The 9,000 workers shed from Microsoft’s games division saw not only massive losses in terms of workers, the end of content updates for other live titles, and the stepping down of Zenimax Online Studios’ Matt Firor, it also killed off Project Blackbird, a new MMORPG from ZOS that was in development for seven years. Now we’re all getting some more details about just what this game was looking like – and further learning about the lost potential above and beyond not seeing another MMO from the now well-seasoned MMO studio.

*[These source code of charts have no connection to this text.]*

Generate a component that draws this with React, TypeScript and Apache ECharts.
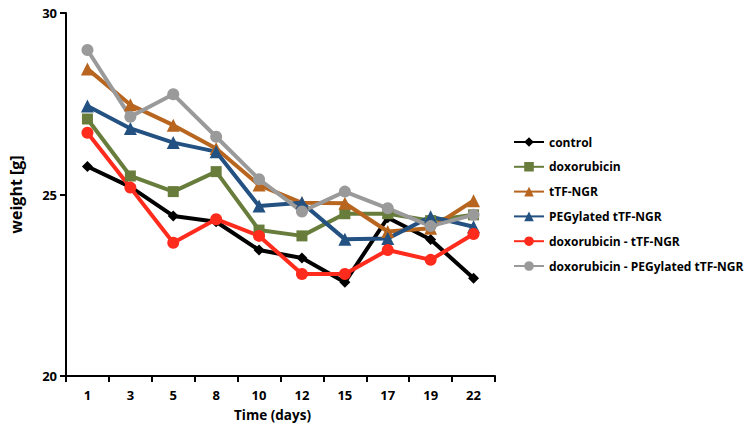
import React, { useEffect, useRef } from "react";
import * as echarts from "echarts";

const days = ["1", "3", "5", "8", "10", "12", "15", "17", "19", "22"];
const control = [25.77, 25.21, 24.41, 24.25, 23.47, 23.25, 22.58, 24.36, 23.76, 22.69];
const doxorubicin = [27.08, 25.51, 25.08, 25.63, 24.02, 23.86, 24.47, 24.47, 24.28, 24.44];
const ttfNgr = [28.46, 27.47, 26.91, 26.27, 25.26, 24.77, 24.76, 23.98, 24.07, 24.83];
const pegTtfNgr = [27.44, 26.82, 26.43, 26.18, 24.68, 24.77, 23.77, 23.79, 24.39, 24.11];
const doxTtfNgr = [26.7, 25.19, 23.67, 24.32, 23.86, 22.81, 22.81, 23.47, 23.2, 23.91];
const doxPegTtfNgr = [28.98, 27.14, 27.76, 26.59, 25.42, 24.53, 25.08, 24.62, 24.13, 24.44];

const FONT = "'Open Sans', sans-serif";

export default function App() {
  const ref = useRef<HTMLDivElement>(null);
  useEffect(() => {
    if (!ref.current) return;
    const chart = echarts.init(ref.current, undefined, { renderer: "svg" });
    const mk = (name: string, data: number[], color: string, symbol: string, size: number) => ({
      name,
      type: "line",
      data,
      symbol,
      symbolSize: size,
      lineStyle: { color, width: 4 },
      itemStyle: { color },
      z: 2,
    });
    chart.setOption({
      animation: false,
      backgroundColor: "#ffffff",
      grid: { left: 61, top: 13, right: 252, bottom: 57, containLabel: false },
      legend: {
        orient: "vertical",
        left: 508,
        top: 131,
        itemWidth: 30,
        itemHeight: 12,
        itemGap: 12.8,
        textStyle: { fontFamily: FONT, fontWeight: "bold", fontSize: 12, color: "#000" },
        data: [
          "control",
          "doxorubicin",
          "tTF-NGR",
          "PEGylated tTF-NGR",
          "doxorubicin - tTF-NGR",
          "doxorubicin - PEGylated tTF-NGR",
        ],
      },
      xAxis: {
        type: "category",
        data: days,
        boundaryGap: true,
        name: "Time (days)",
        nameLocation: "middle",
        nameGap: 32,
        nameTextStyle: {
          fontFamily: FONT,
          fontWeight: "bold",
          fontSize: 13.5,
          color: "#000",
          padding: [0, 16, 0, 0],
        },
        axisLine: { lineStyle: { color: "#000", width: 2 } },
        axisTick: { show: true, length: 6, lineStyle: { color: "#000", width: 2 } },
        axisLabel: { fontFamily: FONT, fontWeight: "bold", fontSize: 13, color: "#000", margin: 12 },
        splitLine: { show: false },
      },
      yAxis: {
        type: "value",
        min: 20,
        max: 30,
        interval: 5,
        name: "weight [g]",
        nameLocation: "middle",
        nameGap: 42,
        nameTextStyle: { fontFamily: FONT, fontWeight: "bold", fontSize: 16, color: "#000" },
        axisLine: { show: true, lineStyle: { color: "#000", width: 2 } },
        axisTick: { show: true, length: 6, lineStyle: { color: "#000", width: 2 } },
        axisLabel: { fontFamily: FONT, fontWeight: "bold", fontSize: 13, color: "#000", margin: 9 },
        splitLine: { show: false },
      },
      series: [
        mk("control", control, "#000000", "diamond", 11),
        mk("doxorubicin", doxorubicin, "#687d3b", "rect", 11),
        mk("tTF-NGR", ttfNgr, "#b7651f", "triangle", 13),
        mk("PEGylated tTF-NGR", pegTtfNgr, "#235181", "triangle", 13),
        mk("doxorubicin - tTF-NGR", doxTtfNgr, "#ff2b1c", "circle", 12),
        mk("doxorubicin - PEGylated tTF-NGR", doxPegTtfNgr, "#9a9a9a", "circle", 12),
      ],
    });
    return () => chart.dispose();
  }, []);
  return <div ref={ref} style={{ width: 747, height: 433, position: "absolute", left: 0, top: 0 }} />;
}
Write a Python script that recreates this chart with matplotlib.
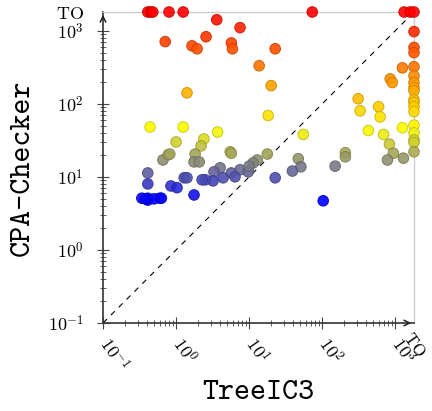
import numpy as np
import matplotlib
matplotlib.use("Agg")
import matplotlib.pyplot as plt
from matplotlib.colors import LinearSegmentedColormap, LogNorm

plt.rcParams['mathtext.fontset'] = 'cm'

TO = 1800.0

# TreeIC3 runtime (x) and CPA-Checker runtime (y); TO = timeout
treeic3 = [
    # timeouts of CPA-Checker
    0.41, 0.45, 0.48, 0.80, 1.25, 73, 1320, 1600, TO,
    # high (red/orange)
    0.71, 1.65, 1.94, 2.57, 3.6, 7.5, 5.7, 5.9, 22.7, 13.7, 20, 1.41,
    1250, 850, 910, 310, 330, 590, 620,
    # timeouts of TreeIC3
    TO, TO, TO, TO, TO, TO, TO, TO, TO, TO, TO, TO, TO, TO, TO, TO, TO,
    # yellow
    0.44, 1.25, 1.0, 2.4, 2.2, 3.7, 18.2, 55, 427, 690, 1250, 830,
    # olive
    0.66, 0.78, 0.82, 1.82, 1.76, 2.07, 5.5, 5.7, 17.7, 12.9, 11.3, 47, 51,
    207, 207, 940, 780, 1290, 150,
    # gray / slate
    0.41, 4.0, 3.3, 7.5, 9.7, 10, 39, 5.7, 6.4, 4.4, 3.2, 22.7, 2.5, 2.27,
    1.29, 1.41,
    # blue
    0.41, 0.85, 1.03, 1.76, 0.34, 0.41, 0.41, 0.60, 0.50, 0.38, 0.63, 103,
]
cpachecker = [
    TO, TO, TO, TO, TO, TO, TO, TO, TO,
    708, 620, 565, 825, 1410, 1100, 680, 565, 565, 331, 177, 141,
    310, 219, 195, 117, 80, 91, 66,
    970, 590, 500, 321, 240, 195, 166, 150, 113, 104, 91, 78, 51, 40, 32, 29.5, 22,
    48, 48, 30, 33, 26.5, 41, 69, 38, 43, 38, 47, 28,
    17, 20, 20.5, 20.5, 16, 16, 22, 21, 20.5, 17, 15.5, 17.7, 13.7,
    21.4, 18.8, 21, 17, 18, 14,
    11.3, 13.3, 11.7, 12.5, 11.7, 14, 12, 11.3, 10, 9.7, 8.8, 9.7, 9.1, 9.1,
    9.7, 9.7,
    8.0, 7.5, 7.1, 5.65, 5.1, 5.1, 4.8, 5.1, 5.0, 5.0, 5.1, 4.7,
]

x_ticks = [0.1, 1, 10, 100, 1000, TO]
x_tick_labels = [r'$10^{-1}$', r'$10^{0}$', r'$10^{1}$', r'$10^{2}$', r'$10^{3}$', '']
x_to_label = r'$\mathrm{TO}$'
y_ticks = [0.1, 1, 10, 100, 1000, TO]
y_tick_labels = [r'$10^{-1}$', r'$10^{0}$', r'$10^{1}$', r'$10^{2}$', r'$10^{3}$', r'$\mathrm{TO}$']

x = np.array(treeic3)
y = np.array(cpachecker)

# colormap blue -> yellow -> red in log scale of y
lo, mid, hi = np.log10(4.8), np.log10(45), np.log10(TO)
f = (mid - lo) / (hi - lo)
cmap = LinearSegmentedColormap.from_list(
    'byr', [(0, (0, 0, 1)), (f, (1, 1, 0)), (1, (1, 0, 0))])
norm = LogNorm(vmin=4.8, vmax=TO)
cols = cmap(norm(y))
edges = cols.copy()
edges[:, :3] *= 0.8

fig = plt.figure(figsize=(4.32, 4.11), dpi=100)
ax = fig.add_axes([103/432, 1 - 323/411, 311/432, 311/411])
ax.set_xscale('log')
ax.set_yscale('log')
ax.set_xlim(0.1, TO)
ax.set_ylim(0.1, TO)

ax.plot([0.1, TO], [0.1, TO], color='black', lw=0.8, ls=(0, (5, 5)), zorder=1)
ax.scatter(x, y, s=58, c=cols, edgecolors=edges, linewidths=0.7, alpha=0.9, zorder=3,
           clip_on=False)

for side in ['top', 'right']:
    ax.spines[side].set_color('#cccccc')
    ax.spines[side].set_linewidth(1.0)
for side in ['left', 'bottom']:
    ax.spines[side].set_color('#333333')
    ax.spines[side].set_linewidth(1.2)

ax.set_xticks(x_ticks, labels=x_tick_labels)
ax.set_yticks(y_ticks, labels=y_tick_labels)
ax.xaxis.set_minor_locator(matplotlib.ticker.LogLocator(base=10, subs=np.arange(2, 10)))
ax.yaxis.set_minor_locator(matplotlib.ticker.LogLocator(base=10, subs=np.arange(2, 10)))
ax.xaxis.set_minor_formatter(matplotlib.ticker.NullFormatter())
ax.yaxis.set_minor_formatter(matplotlib.ticker.NullFormatter())
ax.tick_params(which='major', direction='inout', length=8, width=0.8, color='#444444',
               labelsize=13, top=False, right=False)
ax.tick_params(which='minor', direction='inout', length=5, width=0.6, color='#444444',
               top=False, right=False)
ax.tick_params(axis='y', which='major', pad=10)
ax.tick_params(axis='x', which='major', pad=8)
for lbl in ax.get_xticklabels():
    lbl.set_rotation(-55)
    lbl.set_rotation_mode('anchor')
    lbl.set_ha('left')
    lbl.set_va('center')
# hide tick marks at TO
ax.xaxis.get_major_ticks()[-1].tick1line.set_visible(False)
ax.yaxis.get_major_ticks()[-1].tick1line.set_visible(False)

# TO label on the x axis, nudged to stay inside the figure
ax.annotate(x_to_label, xy=(TO, 0.1), xycoords='data', xytext=(-5, -8),
            textcoords='offset points', fontsize=12, rotation=-55,
            rotation_mode='anchor', ha='left', va='center', annotation_clip=False)

# arrows at axis ends
ax.annotate('', xy=(1.0, 0), xytext=(0.97, 0), xycoords='axes fraction',
            arrowprops=dict(arrowstyle='->', color='#222222', lw=1.1, mutation_scale=10))
ax.annotate('', xy=(0, 1.0), xytext=(0, 0.97), xycoords='axes fraction',
            arrowprops=dict(arrowstyle='->', color='#222222', lw=1.1, mutation_scale=10))

fig.text(258/432, 1 - 393/411, 'TreeIC3', family='cmtt10', fontsize=22,
         ha='center', va='center')
fig.text(23/432, 1 - 168/411, 'CPA-Checker', family='cmtt10', fontsize=22,
         ha='center', va='center', rotation=90)

fig.savefig('out.png', dpi=100)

Anonymous insider sources reporting to True Achievements summarize Blackbird as “a blend of Destiny, Blade Runner, and Horizon Zero Dawn“: Players take up the role of Revenants aligned with one of five alien factions to explore the planet of Soteria, which has a side scorched by endless sun, a side covered in darkness and ice, and a habitable zone in-between known as the Twilight Band, all wrapped up in a shooter MMO game package.
The game was reportedly offering an open world to explore as well as a primary major city known as Exodus, along with four-player missions that could be taken up, a narrative surrounding a murder of a high-profile NPC and the secrets hidden in Exodus, a crafting and gathering loop, a heavy focus on traversal including the use of a grappling hook, and plans for player housing and PvP, though Blackbird was mostly angling as a co-op PvE title. Classes fit into a classic trinity makeup, with tanky Guns for Hire, environment controlling Tech Operators, and healers known as Augments; work on a skill system was being done just before the axe fell on the project.
What’s worse is the fact that testers and Microsoft execs who got their hands on the game were apparently blown away by Blackbird. According to one self-proclaimed tester, the MMO shooter was “fucking incredible” and garnered “some of the best reactions from folks who played it” according to him. “This is one of the cancelled games that, by literally every account, sounded like it would’ve been a slam dunk in literally every sense,” the poster claimed.
These assertions were reinforced by reporting from Bloomberg’s Jason Schreier, who shares insider accounts that said Microsoft CEO Phil Spencer had to have the controller taken away from him in order for a meeting about the game to continue. Schreier’s reporting also reaffirms the chaos that employees on the project were dealing with in the wake of the layoffs that affected the studio.
Meanwhile the Communications Workers of America (CWA) unions formed within Microsoft have expressed their frustration with the corporation and promised it would bargain with Microsoft to help affected workers represented by the union. “We are deeply disappointed in Microsoft’s decision to lay off thousands more workers, including union-represented CWA members, at a time when the company is prospering,” reads part of a statement from CWA president Claude Cummings Jr. “Right now, we are living through a moment of profound corporate consolidation and disruption. In times like these, union organizing is not just a tool for protections in the workplace; it is essential to workers’ survival, and one of the strongest defenses we have against unchecked corporate power.”